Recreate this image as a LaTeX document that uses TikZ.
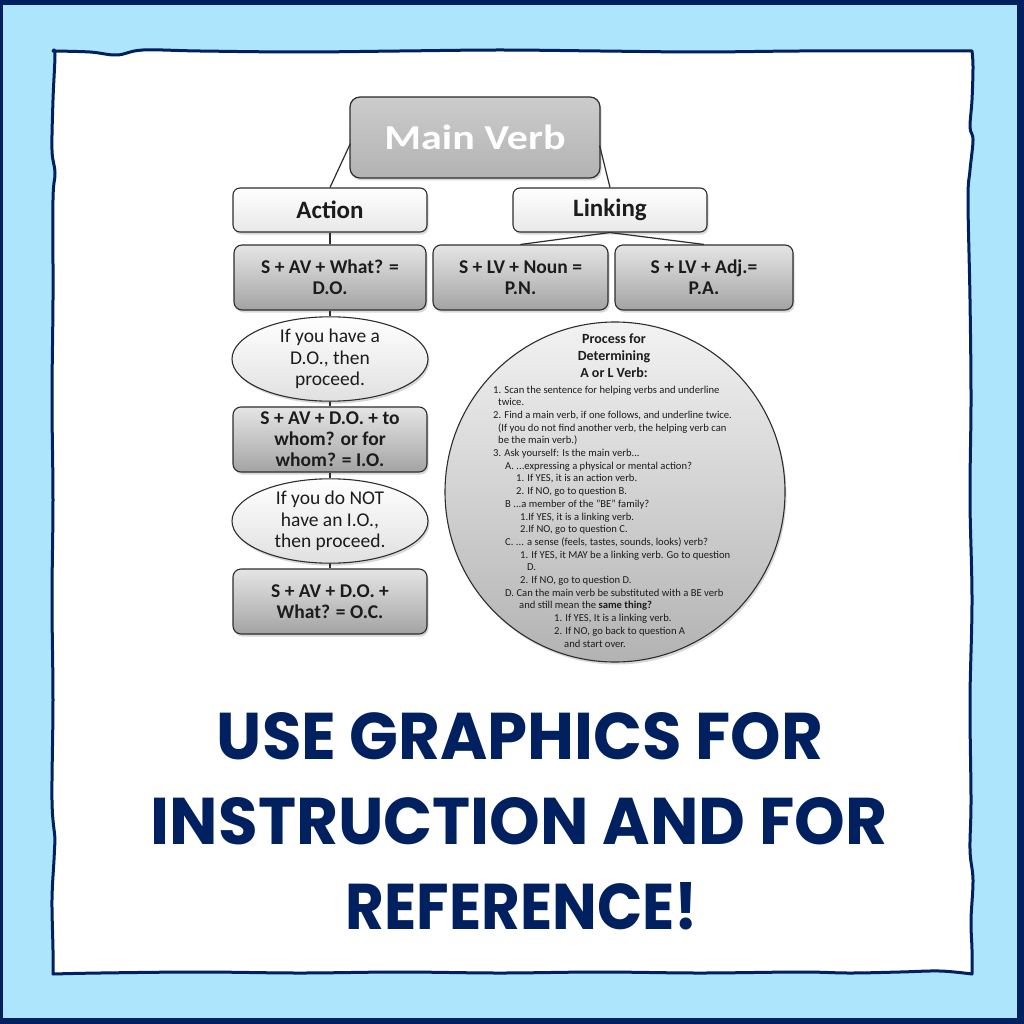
\documentclass[tikz,border=0pt]{standalone}
\usepackage{fontspec}
\usepackage{graphicx}
\setmainfont{Carlito}
\newfontfamily\titlefont{Poppins}
\usetikzlibrary{shapes.geometric,shadows,calc}
\definecolor{navy}{RGB}{0,32,96}
\definecolor{skyb}{RGB}{173,229,252}
\definecolor{txt}{RGB}{28,28,28}
\definecolor{edge}{RGB}{45,45,45}
\begin{document}
\begin{tikzpicture}[x=1pt,y=-1pt,
  shad/.style={drop shadow={opacity=0.3,shadow xshift=1.5pt,shadow yshift=-2.5pt}},
  mvbox/.style={rectangle,rounded corners=10pt,draw=edge,line width=1.2pt,top color=black!20,bottom color=black!30,
     minimum width=250pt,minimum height=81pt,inner sep=0pt,text=white,shad,
     font=\bfseries\fontsize{35}{35}\selectfont},
  headbox/.style={rectangle,rounded corners=7pt,draw=edge,line width=1.1pt,top color=white,bottom color=black!9,
     minimum width=194pt,minimum height=44pt,inner sep=0pt,text=txt,shad,
     font=\bfseries\fontsize{25}{25}\selectfont},
  graybox/.style={rectangle,rounded corners=8pt,draw=edge,line width=1.1pt,top color=black!10,bottom color=black!36,
     minimum height=65pt,inner sep=0pt,text=txt,align=center,shad,
     font=\bfseries\fontsize{19.5}{21}\selectfont},
  ovalbox/.style={ellipse,draw=edge,line width=1.1pt,top color=white,bottom color=black!12,
     minimum width=196pt,minimum height=77pt,inner sep=0pt,text=txt,align=center,shad,
     font=\fontsize{19.5}{21.5}\selectfont},
  bigcirc/.style={circle,draw=edge,line width=1.1pt,top color=black!5,bottom color=black!30,
     minimum size=340pt,inner sep=0pt,shad},
  conn/.style={draw=edge,line width=1.2pt},
  ctext/.style={anchor=base west,inner sep=0pt,text=txt,font=\fontsize{10.6}{12.7}\selectfont},
  ctitle/.style={align=center,inner sep=0pt,text=txt,font=\bfseries\fontsize{14}{17}\selectfont},
  bigtitle/.style={inner sep=0pt,text=navy,font=\titlefont\bfseries}
]
\useasboundingbox (0,0) rectangle (1024,1024);
% frame
\fill[navy] (0,0) rectangle (1024,1024);
\fill[skyb] (3,5) rectangle (1017,1018);
\filldraw[fill=white,draw=navy,line width=3pt,line join=round]
  plot[smooth,tension=0.6] coordinates {(53,51) (90,52) (117,55) (143,50) (200,51) (300,52) (400,51) (500,50) (600,51) (700,52) (800,51) (900,51) (972,51)}
  -- plot[smooth,tension=0.6] coordinates {(972,51) (973,67) (972,100) (970,127) (973,140) (970,170) (968,200) (970,300) (971,400) (970,500) (972,600) (970,700) (971,800) (970,850) (973,880) (971,920) (972,950) (972,974)}
  -- plot[smooth,tension=0.6] coordinates {(972,974) (940,971) (900,972) (850,973) (800,972) (700,973) (600,972) (500,973) (400,972) (300,973) (200,972) (100,973) (53,974)}
  -- plot[smooth,tension=0.6] coordinates {(53,974) (53,950) (52,900) (54,860) (55,840) (52,800) (53,700) (52,600) (53,500) (52,400) (53,300) (53,200) (55,173) (52,150) (53,100) (55,55) (53,51)}
  -- cycle;

% tree
\node[mvbox] (mv) at (475,137.5) {\scalebox{1.2}[1]{Main Verb}};
\node[headbox] (act) at (330,210) {Action};
\node[headbox] (lnk) at (610,210) {Linking};
\node[graybox,minimum width=192pt] (do) at (330,277.5) {S + AV + What? =\\D.O.};
\node[graybox,minimum width=175pt] (pn) at (520.5,277.5) {S + LV + Noun =\\P.N.};
\node[graybox,minimum width=178pt] (pa) at (704,277.5) {S + LV + Adj.=\\P.A.};
\node[ovalbox] (e1) at (330,359) {If you have a\\D.O., then\\proceed.};
\node[graybox,minimum width=194pt] (io) at (330,439.5) {S + AV + D.O. + to\\whom? or for\\whom? = I.O.};
\node[ovalbox] (e2) at (330,521) {If you do NOT\\have an I.O.,\\then proceed.};
\node[graybox,minimum width=194pt] (oc) at (330,601.5) {S + AV + D.O. +\\What? = O.C.};

\draw[conn] ($(mv.west)+(1,6)$) -- (act.north);
\draw[conn] ($(mv.east)+(-1,8)$) -- (lnk.north);
\draw[conn] (lnk.south) -- (pn.north);
\draw[conn] (lnk.south) -- (pa.north);
\draw[conn] (act.south) -- (do.north);
\draw[conn] (do.south) -- (e1.north);
\draw[conn] (e1.south) -- (io.north);
\draw[conn] (io.south) -- (e2.north);
\draw[conn] (e2.south) -- (oc.north);

% process circle
\node[bigcirc] (circ) at (615,492) {};
\node[ctitle] (ct) at (614,356) {Process for\\Determining\\A or L Verb:};
\node[ctext] (c1) at (493,393.0) {1. Scan the sentence for helping verbs and underline};
\node[ctext] (c2) at (498,405.7) {twice.};
\node[ctext] (c3) at (493,418.4) {2. Find a main verb, if one follows, and underline twice.};
\node[ctext] (c4) at (498,431.1) {(If you do not find another verb, the helping verb can};
\node[ctext] (c5) at (498,443.8) {be the main verb.)};
\node[ctext] (c6) at (493,456.5) {3. Ask yourself: Is the main verb...};
\node[ctext] (c7) at (505,469.2) {A. ...expressing a physical or mental action?};
\node[ctext] (c8) at (516,481.9) {1. If YES, it is an action verb.};
\node[ctext] (c9) at (516,494.6) {2. If NO, go to question B.};
\node[ctext] (c10) at (505,507.3) {B ...a member of the "BE" family?};
\node[ctext] (c11) at (520,520.0) {1.If YES, it is a linking verb.};
\node[ctext] (c12) at (520,532.7) {2.If NO, go to question C.};
\node[ctext] (c13) at (505,545.4) {C. ... a sense (feels, tastes, sounds, looks) verb?};
\node[ctext] (c14) at (520,558.1) {1. If YES, it MAY be a linking verb. Go to question};
\node[ctext] (c15) at (527,570.8) {D.};
\node[ctext] (c16) at (520,583.5) {2. If NO, go to question D.};
\node[ctext] (c17) at (505,596.2) {D. Can the main verb be substituted with a BE verb};
\node[ctext] (c18) at (519,608.9) {and still mean the \textbf{same thing?}};
\node[ctext] (c19) at (554,621.6) {1. If YES, It is a linking verb.};
\node[ctext] (c20) at (554,634.3) {2. If NO, go back to question A};
\node[ctext] (c21) at (564,647.0) {and start over.};

% bottom title
\node[bigtitle] (t1) at (520,736.5) {\resizebox{606pt}{47pt}{USE GRAPHICS FOR}};
\node[bigtitle] (t2) at (519,821) {\resizebox{736pt}{47pt}{INSTRUCTION AND FOR}};
\node[bigtitle] (t3) at (522,906.5) {\resizebox{352pt}{47pt}{REFERENCE!}};
\end{tikzpicture}
\end{document}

» Stated exercise
Omit the pictures, and quote the material above exactly as given.

» Problem solution
Recreate this image as a LaTeX document that uses TikZ.
\documentclass[tikz,border=0pt]{standalone}
\usepackage{fontspec}
\usepackage{graphicx}
\setmainfont{Carlito}
\newfontfamily\titlefont{Poppins}
\usetikzlibrary{shapes.geometric,shadows,calc}
\definecolor{navy}{RGB}{0,32,96}
\definecolor{skyb}{RGB}{173,229,252}
\definecolor{txt}{RGB}{28,28,28}
\definecolor{edge}{RGB}{45,45,45}
\begin{document}
\begin{tikzpicture}[x=1pt,y=-1pt,
  shad/.style={drop shadow={opacity=0.3,shadow xshift=1.5pt,shadow yshift=-2.5pt}},
  mvbox/.style={rectangle,rounded corners=10pt,draw=edge,line width=1.2pt,top color=black!20,bottom color=black!30,
     minimum width=250pt,minimum height=81pt,inner sep=0pt,text=white,shad,
     font=\bfseries\fontsize{35}{35}\selectfont},
  headbox/.style={rectangle,rounded corners=7pt,draw=edge,line width=1.1pt,top color=white,bottom color=black!9,
     minimum width=194pt,minimum height=44pt,inner sep=0pt,text=txt,shad,
     font=\bfseries\fontsize{25}{25}\selectfont},
  graybox/.style={rectangle,rounded corners=8pt,draw=edge,line width=1.1pt,top color=black!10,bottom color=black!36,
     minimum height=65pt,inner sep=0pt,text=txt,align=center,shad,
     font=\bfseries\fontsize{19.5}{21}\selectfont},
  ovalbox/.style={ellipse,draw=edge,line width=1.1pt,top color=white,bottom color=black!12,
     minimum width=196pt,minimum height=77pt,inner sep=0pt,text=txt,align=center,shad,
     font=\fontsize{19.5}{21.5}\selectfont},
  bigcirc/.style={circle,draw=edge,line width=1.1pt,top color=black!5,bottom color=black!30,
     minimum size=340pt,inner sep=0pt,shad},
  conn/.style={draw=edge,line width=1.2pt},
  ctext/.style={anchor=base west,inner sep=0pt,text=txt,font=\fontsize{10.6}{12.7}\selectfont},
  ctitle/.style={align=center,inner sep=0pt,text=txt,font=\bfseries\fontsize{14}{17}\selectfont},
  bigtitle/.style={inner sep=0pt,text=navy,font=\titlefont\bfseries}
]
\useasboundingbox (0,0) rectangle (1024,1024);
% frame
\fill[navy] (0,0) rectangle (1024,1024);
\fill[skyb] (3,5) rectangle (1017,1018);
\filldraw[fill=white,draw=navy,line width=3pt,line join=round]
  plot[smooth,tension=0.6] coordinates {(53,51) (90,52) (117,55) (143,50) (200,51) (300,52) (400,51) (500,50) (600,51) (700,52) (800,51) (900,51) (972,51)}
  -- plot[smooth,tension=0.6] coordinates {(972,51) (973,67) (972,100) (970,127) (973,140) (970,170) (968,200) (970,300) (971,400) (970,500) (972,600) (970,700) (971,800) (970,850) (973,880) (971,920) (972,950) (972,974)}
  -- plot[smooth,tension=0.6] coordinates {(972,974) (940,971) (900,972) (850,973) (800,972) (700,973) (600,972) (500,973) (400,972) (300,973) (200,972) (100,973) (53,974)}
  -- plot[smooth,tension=0.6] coordinates {(53,974) (53,950) (52,900) (54,860) (55,840) (52,800) (53,700) (52,600) (53,500) (52,400) (53,300) (53,200) (55,173) (52,150) (53,100) (55,55) (53,51)}
  -- cycle;

% tree
\node[mvbox] (mv) at (475,137.5) {\scalebox{1.2}[1]{Main Verb}};
\node[headbox] (act) at (330,210) {Action};
\node[headbox] (lnk) at (610,210) {Linking};
\node[graybox,minimum width=192pt] (do) at (330,277.5) {S + AV + What? =\\D.O.};
\node[graybox,minimum width=175pt] (pn) at (520.5,277.5) {S + LV + Noun =\\P.N.};
\node[graybox,minimum width=178pt] (pa) at (704,277.5) {S + LV + Adj.=\\P.A.};
\node[ovalbox] (e1) at (330,359) {If you have a\\D.O., then\\proceed.};
\node[graybox,minimum width=194pt] (io) at (330,439.5) {S + AV + D.O. + to\\whom? or for\\whom? = I.O.};
\node[ovalbox] (e2) at (330,521) {If you do NOT\\have an I.O.,\\then proceed.};
\node[graybox,minimum width=194pt] (oc) at (330,601.5) {S + AV + D.O. +\\What? = O.C.};

\draw[conn] ($(mv.west)+(1,6)$) -- (act.north);
\draw[conn] ($(mv.east)+(-1,8)$) -- (lnk.north);
\draw[conn] (lnk.south) -- (pn.north);
\draw[conn] (lnk.south) -- (pa.north);
\draw[conn] (act.south) -- (do.north);
\draw[conn] (do.south) -- (e1.north);
\draw[conn] (e1.south) -- (io.north);
\draw[conn] (io.south) -- (e2.north);
\draw[conn] (e2.south) -- (oc.north);

% process circle
\node[bigcirc] (circ) at (615,492) {};
\node[ctitle] (ct) at (614,356) {Process for\\Determining\\A or L Verb:};
\node[ctext] (c1) at (493,393.0) {1. Scan the sentence for helping verbs and underline};
\node[ctext] (c2) at (498,405.7) {twice.};
\node[ctext] (c3) at (493,418.4) {2. Find a main verb, if one follows, and underline twice.};
\node[ctext] (c4) at (498,431.1) {(If you do not find another verb, the helping verb can};
\node[ctext] (c5) at (498,443.8) {be the main verb.)};
\node[ctext] (c6) at (493,456.5) {3. Ask yourself: Is the main verb...};
\node[ctext] (c7) at (505,469.2) {A. ...expressing a physical or mental action?};
\node[ctext] (c8) at (516,481.9) {1. If YES, it is an action verb.};
\node[ctext] (c9) at (516,494.6) {2. If NO, go to question B.};
\node[ctext] (c10) at (505,507.3) {B ...a member of the "BE" family?};
\node[ctext] (c11) at (520,520.0) {1.If YES, it is a linking verb.};
\node[ctext] (c12) at (520,532.7) {2.If NO, go to question C.};
\node[ctext] (c13) at (505,545.4) {C. ... a sense (feels, tastes, sounds, looks) verb?};
\node[ctext] (c14) at (520,558.1) {1. If YES, it MAY be a linking verb. Go to question};
\node[ctext] (c15) at (527,570.8) {D.};
\node[ctext] (c16) at (520,583.5) {2. If NO, go to question D.};
\node[ctext] (c17) at (505,596.2) {D. Can the main verb be substituted with a BE verb};
\node[ctext] (c18) at (519,608.9) {and still mean the \textbf{same thing?}};
\node[ctext] (c19) at (554,621.6) {1. If YES, It is a linking verb.};
\node[ctext] (c20) at (554,634.3) {2. If NO, go back to question A};
\node[ctext] (c21) at (564,647.0) {and start over.};

% bottom title
\node[bigtitle] (t1) at (520,736.5) {\resizebox{606pt}{47pt}{USE GRAPHICS FOR}};
\node[bigtitle] (t2) at (519,821) {\resizebox{736pt}{47pt}{INSTRUCTION AND FOR}};
\node[bigtitle] (t3) at (522,906.5) {\resizebox{352pt}{47pt}{REFERENCE!}};
\end{tikzpicture}
\end{document}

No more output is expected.